= Fozia Bora =

Lecturer in Middle Eastern history

Fozia Bora is a lecturer in Middle Eastern history and Islamic history at the School of Languages, Cultures and Societies at the University of Leeds. Her research and teaching is concerned primarily with Arabic history and historiography, in particular, Arabic historiography of the 6th-9th Islamic centuries (12th-15th centuries CE). In 2021, she was named as one of the university's 'Women of Achievement'.

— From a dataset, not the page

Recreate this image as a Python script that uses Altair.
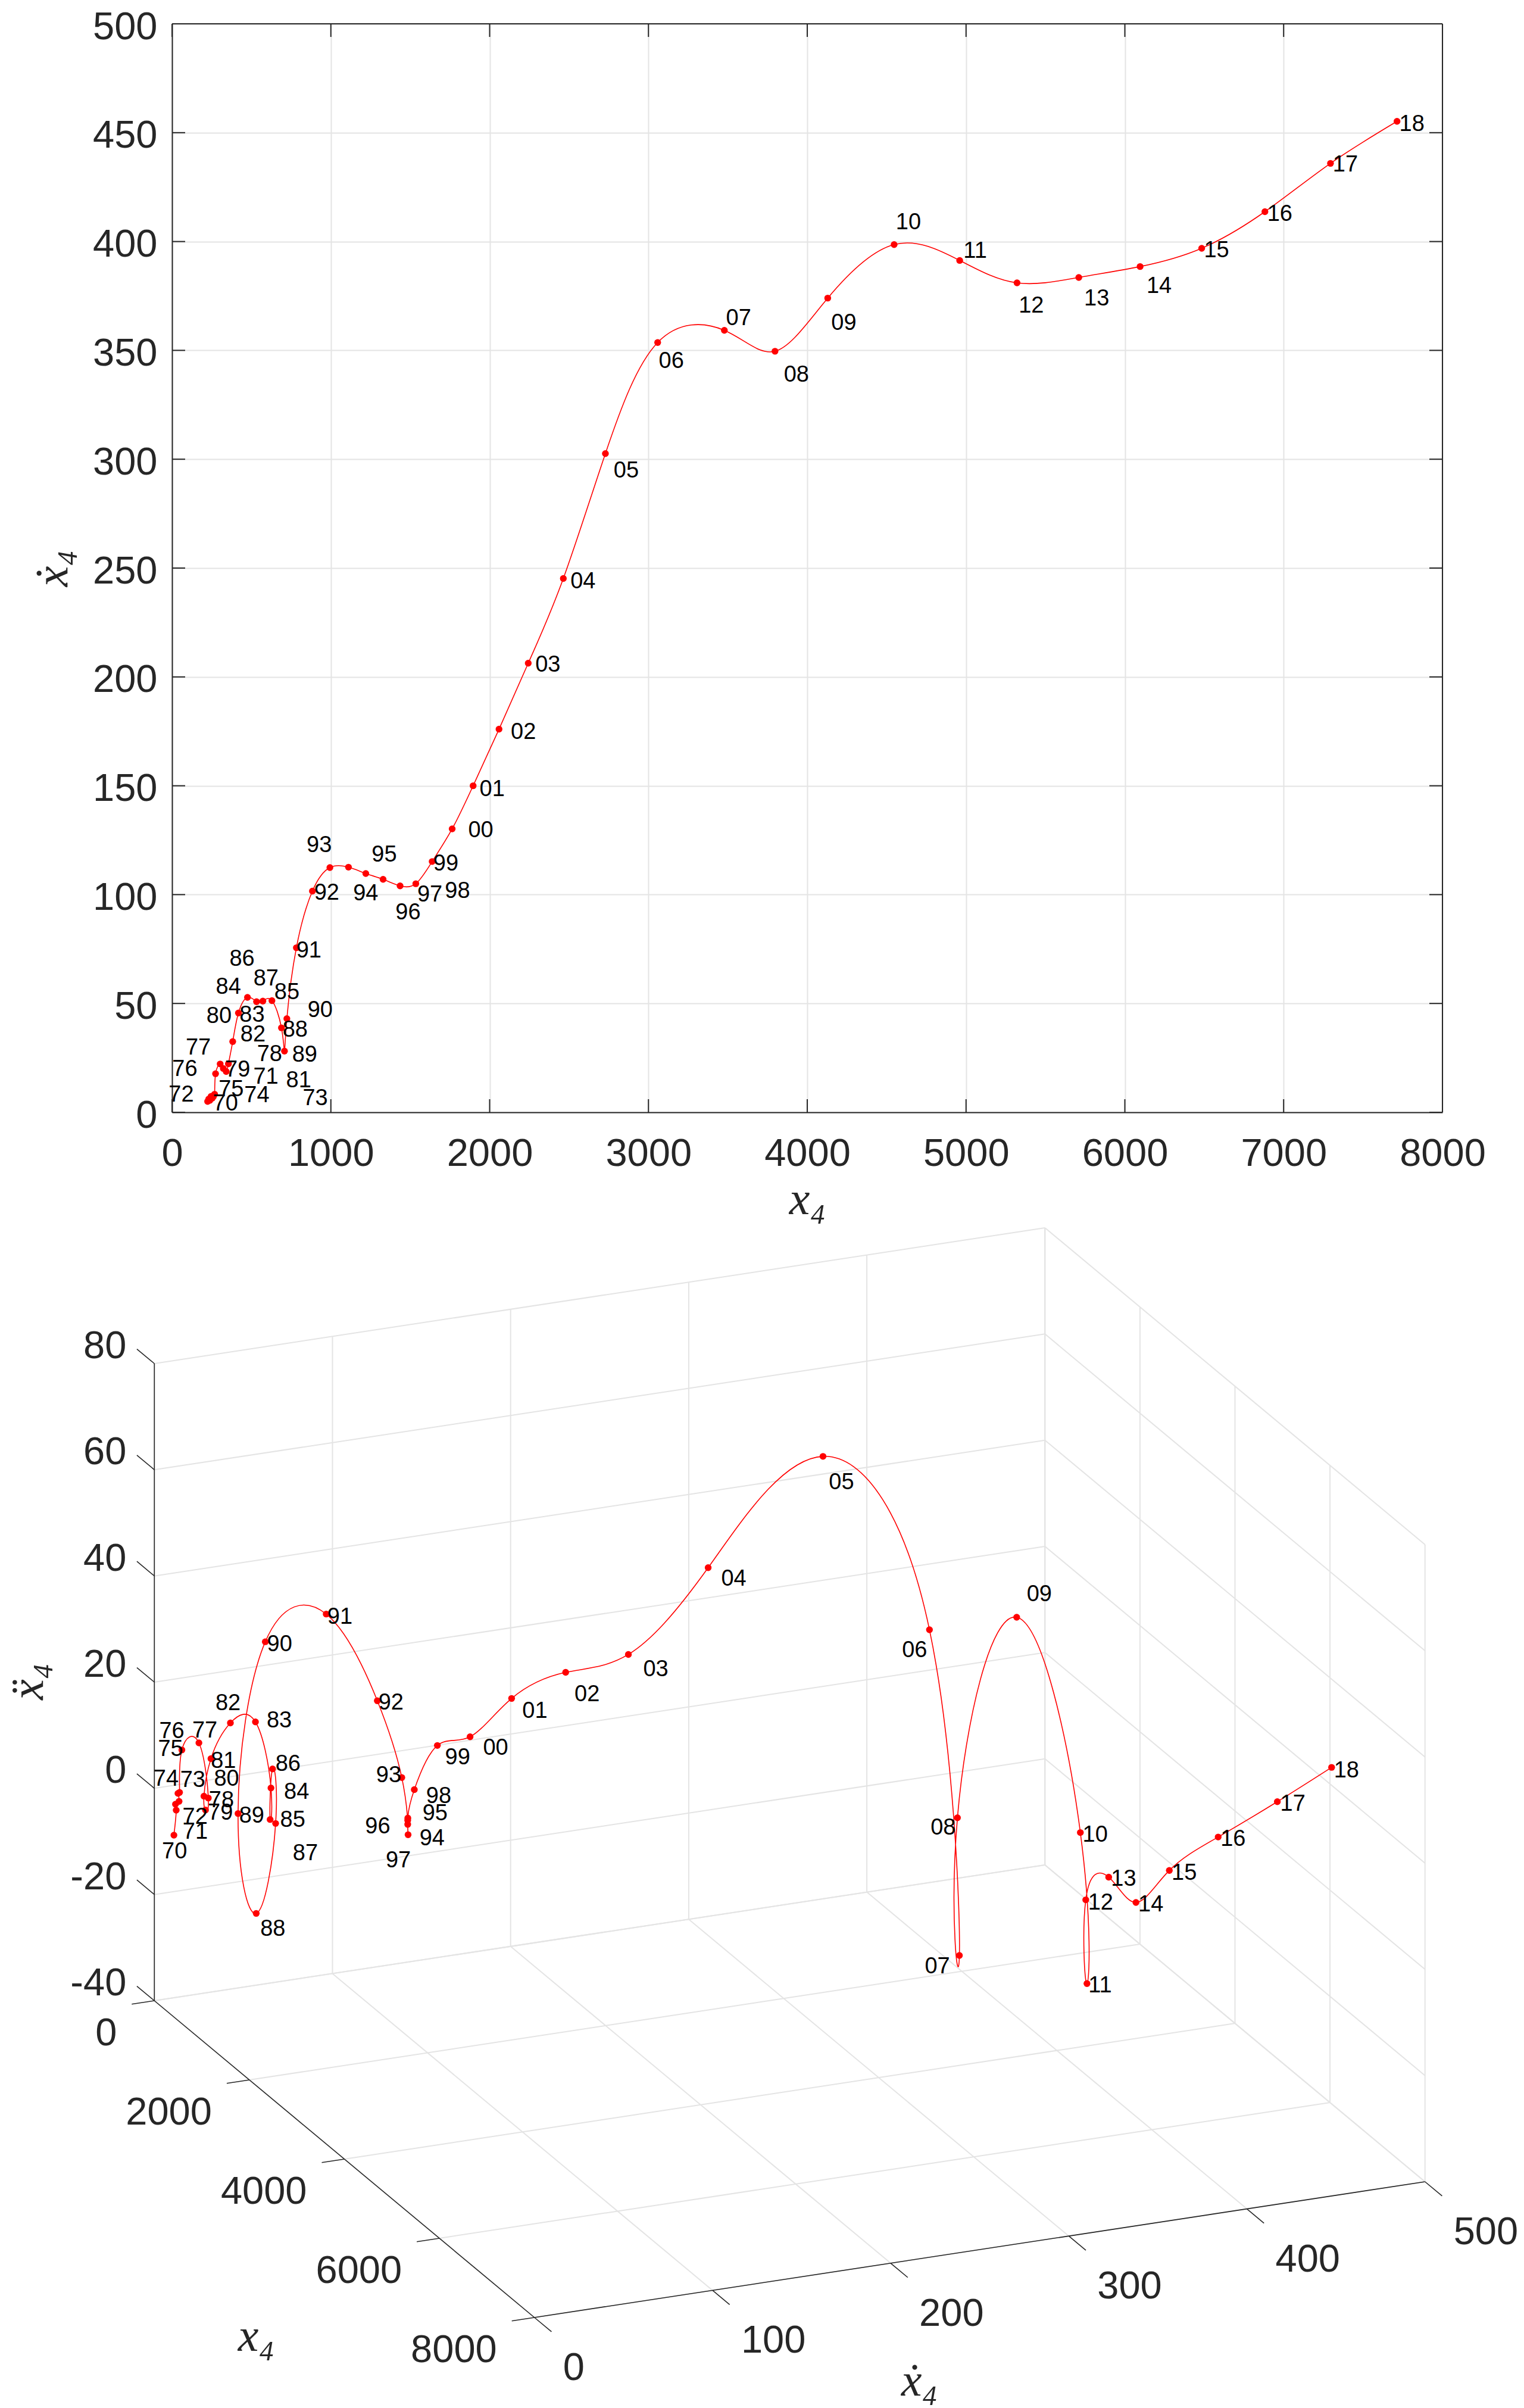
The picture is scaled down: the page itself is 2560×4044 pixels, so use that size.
import altair as alt
import pandas as pd

years = ["70","71","72","73","74","75","76","77","78","79","80","81","82","83","84","85","86","87","88","89",
         "90","91","92","93","94","95","96","97","98","99","00","01","02","03","04","05","06","07","08","09",
         "10","11","12","13","14","15","16","17","18"]
x4 = [224,231,238,246,253,260,268,274,303,323,341,355,382,418,475,532,572,629,689,708,
      723,783,884,994,1111,1220,1329,1436,1535,1638,1764,1896,2059,2243,2464,2729,3058,3478,3797,4129,
      4547,4960,5321,5710,6096,6484,6882,7295,7714]
x4dot = [5,6.1,5.5,7.3,6.5,7.2,8.3,17.7,22.2,20.1,18.75,22.3,32.5,45.6,52.8,50.8,51.1,51.3,38.8,28.1,
         43,75.6,101.6,112.4,112.6,109.7,107,104,105,115.2,130.2,150,176,206.3,245.2,302.6,353.6,359.2,349.6,374,
         398.6,391.3,381,383.5,388.5,396.9,413.7,435.9,455.2]
x4ddot = [-7.4,-2.7,-1.5,-1,0.6,0.8,8.8,9.7,-0.7,-2.7,0.1,7.1,13.5,13.3,0.9,-4.5,5.3,-4.55,-20.4,-0.9,
          30.8,34.8,17.9,3.7,-3.5,-3.3,-4.3,-0.2,5.84,14.4,16.2,23.4,28.2,31.4,47.4,67.4,34.6,-23.9,4.9,43.9,
          5.2,-19.8,-0.8,6.25,4.1,12.6,21,29.6,38.2]

# label offsets from each point, in pixels
top_dx = [30,96,-48,175,75,30,-50,-29,83,24,-12,118,34,23,-32,51,-35,-10,23,34,
          56,21,24,-18,29,31,42,50,70,23,48,32,41,33,33,35,23,24,36,27,
          24,26,24,30,32,25,25,25,25]
top_dy = [4,-37,-9,4,-4,-12,-42,-43,-16,2,-92,29,-11,4,-17,-15,-70,-36,4,7,
          -14,5,3,-37,45,-31,56,15,13,4,3,6,5,3,5,29,32,-20,40,42,
          -37,-15,39,36,33,4,4,3,5]
low_dx = [1,32,33,23,-20,-15,-17,10,22,25,38,21,-4,40,43,38,26,50,28,23,
          24,23,23,-22,41,46,-51,-16,41,34,43,39,36,46,43,31,-25,-37,-24,38,
          25,22,25,25,25,25,25,26,25]
low_dy = [28,37,22,-35,-24,-72,-31,-20,4,5,-29,5,-33,-2,7,1,-8,51,27,4,
          5,5,4,-3,31,-18,-13,72,12,21,19,22,37,26,19,44,35,19,17,-38,
          4,4,5,4,4,5,4,4,6]

x_ticks = [0,1000,2000,3000,4000,5000,6000,7000,8000]
y_ticks = [0,50,100,150,200,250,300,350,400,450,500]
x3_ticks = [0,2000,4000,6000,8000]
d3_ticks = [0,100,200,300,400,500]
z3_ticks = [-40,-20,0,20,40,60,80]

DARK = "#262626"
GRID = "#e4e4e4"
RED = "#ff0000"
SANS = "Liberation Sans"
SERIF = "Liberation Serif"
TICK_FS = 65
LBL_FS = 38
MATH_FS = 78
DOT = 130

# ---------- top panel ----------
W, H = 2134, 1828
kx, ky = W / 8000, H / 500
xs = alt.Scale(domain=[0, 8000], nice=False, zero=False)
ys = alt.Scale(domain=[0, 500], nice=False, zero=False)
TICK = 22

pts2 = pd.DataFrame({"x": x4, "y": x4dot, "t": years, "i": range(len(years)),
                     "lx": [a + d / kx for a, d in zip(x4, top_dx)],
                     "ly": [b - d / ky for b, d in zip(x4dot, top_dy)]})

base = alt.Chart(pts2).mark_line(color=RED, strokeWidth=1.6, interpolate="natural", clip=False).encode(
    x=alt.X("x:Q", scale=xs, axis=alt.Axis(
        values=x_ticks, format="d", title="x₄", ticks=False, grid=True, gridColor=GRID, gridWidth=2,
        domainColor=DARK, domainWidth=2, labelFont=SANS, labelFontSize=TICK_FS, labelColor=DARK,
        labelPadding=38, labelOverlap=False, labelFlush=False,
        titleFont=SERIF, titleFontStyle="italic", titleFontWeight="normal", titleFontSize=MATH_FS,
        titleColor=DARK, titlePadding=6)),
    y=alt.Y("y:Q", scale=ys, axis=alt.Axis(
        values=y_ticks, format="d", title="ẋ₄", ticks=False, grid=True, gridColor=GRID, gridWidth=2,
        domainColor=DARK, domainWidth=2, labelFont=SANS, labelFontSize=TICK_FS, labelColor=DARK,
        labelPadding=25, labelOffset=5, labelOverlap=False, labelFlush=False,
        titleFont=SERIF, titleFontStyle="italic", titleFontWeight="normal", titleFontSize=MATH_FS,
        titleColor=DARK, titlePadding=27)),
    order="i:Q")

dots2 = alt.Chart(pts2).mark_circle(color=RED, opacity=1, size=DOT).encode(
    x=alt.X("x:Q", scale=xs), y=alt.Y("y:Q", scale=ys))
text2 = alt.Chart(pts2).mark_text(font=SANS, fontSize=LBL_FS, color="black", align="center", baseline="middle").encode(
    x=alt.X("lx:Q", scale=xs), y=alt.Y("ly:Q", scale=ys), text="t:N")

tx = TICK / kx
ty = TICK / ky
seg_rows = []
for t in x_ticks:
    seg_rows += [dict(a=t, a2=t, b=0, b2=ty), dict(a=t, a2=t, b=500, b2=500 - ty)]
for t in y_ticks:
    seg_rows += [dict(a=0, a2=tx, b=t, b2=t), dict(a=8000, a2=8000 - tx, b=t, b2=t)]
seg_rows += [dict(a=0, a2=8000, b=500, b2=500), dict(a=8000, a2=8000, b=0, b2=500)]
frame2 = alt.Chart(pd.DataFrame(seg_rows)).mark_rule(color=DARK, strokeWidth=2).encode(
    x=alt.X("a:Q", scale=xs), x2="a2:Q", y=alt.Y("b:Q", scale=ys), y2="b2:Q")

top = alt.layer(frame2, base, dots2, text2).properties(width=W, height=H)

# ---------- 3-D panel: orthographic view of the box ----------
ORIGIN = (258.8, 3360.0)
V_X = (638.4 / 8000, 532.0 / 8000)
V_D = (1496.0 / 500, -228.0 / 500)
V_Z = (0.0, -1070.0 / 120)


def proj(a, d, z):
    return (ORIGIN[0] + V_X[0] * a + V_D[0] * d + V_Z[0] * (z + 40),
            ORIGIN[1] + V_X[1] * a + V_D[1] * d + V_Z[1] * (z + 40))


PX0, PX1 = 288.5, 288.5 + W
PY0, PY1 = 2060.0, 4040.0
sx = alt.Scale(domain=[PX0, PX1], nice=False, zero=False)
sy = alt.Scale(domain=[PY1, PY0], nice=False, zero=False)


def lines(rows, color, width):
    data = []
    for n, (p, q) in enumerate(rows):
        for e in (p, q):
            s = proj(*e)
            data.append(dict(n=n, sx=s[0], sy=s[1]))
    return alt.Chart(pd.DataFrame(data)).mark_line(color=color, strokeWidth=width, clip=False).encode(
        x=alt.X("sx:Q", scale=sx, axis=None), y=alt.Y("sy:Q", scale=sy, axis=None), detail="n:N")


grid_rows = []
for a in x3_ticks:
    grid_rows.append(((a, 0, -40), (a, 500, -40)))
    grid_rows.append(((a, 500, -40), (a, 500, 80)))
for d in d3_ticks:
    grid_rows.append(((0, d, -40), (8000, d, -40)))
    grid_rows.append(((0, d, -40), (0, d, 80)))
for z in z3_ticks:
    grid_rows.append(((0, 0, z), (0, 500, z)))
    grid_rows.append(((0, 500, z), (8000, 500, z)))
grid3 = lines(grid_rows, GRID, 2)

axis_rows = [((0, 0, -40), (8000, 0, -40)), ((8000, 0, -40), (8000, 500, -40)), ((0, 0, -40), (0, 0, 80))]
for a in x3_ticks:
    axis_rows.append(((a, 0, -40), (a, -12.7, -40)))
for d in d3_ticks:
    axis_rows.append(((8000, d, -40), (8360, d, -40)))
for z in z3_ticks:
    axis_rows.append(((0, 0, z), (-368, 0, z)))
axis3 = lines(axis_rows, DARK, 1.6)

P3 = [proj(a, d, z) for a, d, z in zip(x4, x4dot, x4ddot)]
pts3 = pd.DataFrame({"sx": [p[0] for p in P3], "sy": [p[1] for p in P3], "t": years, "i": range(len(years)),
                     "lx": [p[0] + d for p, d in zip(P3, low_dx)],
                     "ly": [p[1] + d for p, d in zip(P3, low_dy)]})
curve3 = alt.Chart(pts3).mark_line(color=RED, strokeWidth=1.6, interpolate="natural", clip=False).encode(
    x=alt.X("sx:Q", scale=sx, axis=None), y=alt.Y("sy:Q", scale=sy, axis=None), order="i:Q")
dots3 = alt.Chart(pts3).mark_circle(color=RED, opacity=1, size=DOT).encode(
    x=alt.X("sx:Q", scale=sx), y=alt.Y("sy:Q", scale=sy))
text3 = alt.Chart(pts3).mark_text(font=SANS, fontSize=LBL_FS, color="black", align="center", baseline="middle").encode(
    x=alt.X("lx:Q", scale=sx), y=alt.Y("ly:Q", scale=sy), text="t:N")


def tick_text(values, anchor, dx, dy, align):
    rows = []
    for v in values:
        s = proj(*anchor(v))
        rows.append(dict(sx=s[0] + dx, sy=s[1] + dy, t=str(v)))
    return alt.Chart(pd.DataFrame(rows)).mark_text(
        font=SANS, fontSize=TICK_FS, color=DARK, align=align, baseline="middle").encode(
        x=alt.X("sx:Q", scale=sx), y=alt.Y("sy:Q", scale=sy), text="t:N")


lab_x = tick_text(x3_ticks, lambda v: (v, 0, -40), -63, 55, "right")
lab_d = tick_text(d3_ticks, lambda v: (8000, v, -40), 48, 85, "left")
lab_z = tick_text(z3_ticks, lambda v: (0, 0, v), -47, -29, "right")


def math_text(sx_, sy_, s, angle=0):
    return alt.Chart(pd.DataFrame([dict(sx=sx_, sy=sy_, t=s)])).mark_text(
        font=SERIF, fontStyle="italic", fontSize=MATH_FS, color=DARK, align="center", baseline="middle",
        angle=angle).encode(x=alt.X("sx:Q", scale=sx), y=alt.Y("sy:Q", scale=sy), text="t:N")


t_a = math_text(430, 3925, "x₄")
t_b = math_text(1544, 4000, "ẋ₄")
t_c = math_text(48, 2824, "ẍ₄", angle=270)

low = alt.layer(grid3, axis3, curve3, dots3, text3, lab_x, lab_d, lab_z, t_a, t_b, t_c).properties(
    width=W, height=PY1 - PY0)

chart = alt.vconcat(top, low, spacing=PY0 - 1868, bounds="flush").resolve_scale(
    x="independent", y="independent").properties(
    padding={"left": 1, "top": 5, "right": 0, "bottom": 0}).configure_view(stroke=None)

chart.save("out.html", embed_options={"renderer": "svg", "actions": False})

Her 2015 article "Did Salah al-Din Destroy the Fatimids' Books? An Historiographical Enquiry", published in the Journal of the Royal Asiatic Society, won the Royal Asiatic Society's Staunton Prize, while her 2019 Writing History in the Medieval Islamic World, a study of Taʾrīkh al-duwal wa-l-mulūk (The History of Dynasties and Kings) by Ibn al-Furāt, was characterised by its first reviewer as 'a truly impressive piece of scholarship'.

== Publications ==
Bora's publications include:

- Writing History in the Medieval Islamic World: The Value of Chronicles as Archives (London: Tauris, 2019), ISBN 9781784537302
- A Mamluk Historian's Holograph. Messages from a Musawwada of Tarīkh, Journal of Islamic Manuscripts, Volume 3, Number 2, 2012, pp. 119.
- Article for The Conversation (July 2015; reprinted in Newsweek Europe, Express Tribune Karachi and CNN.com): 'Discovery of ‘oldest’ Qur'an fragments could resolve enigmatic history of holy text'.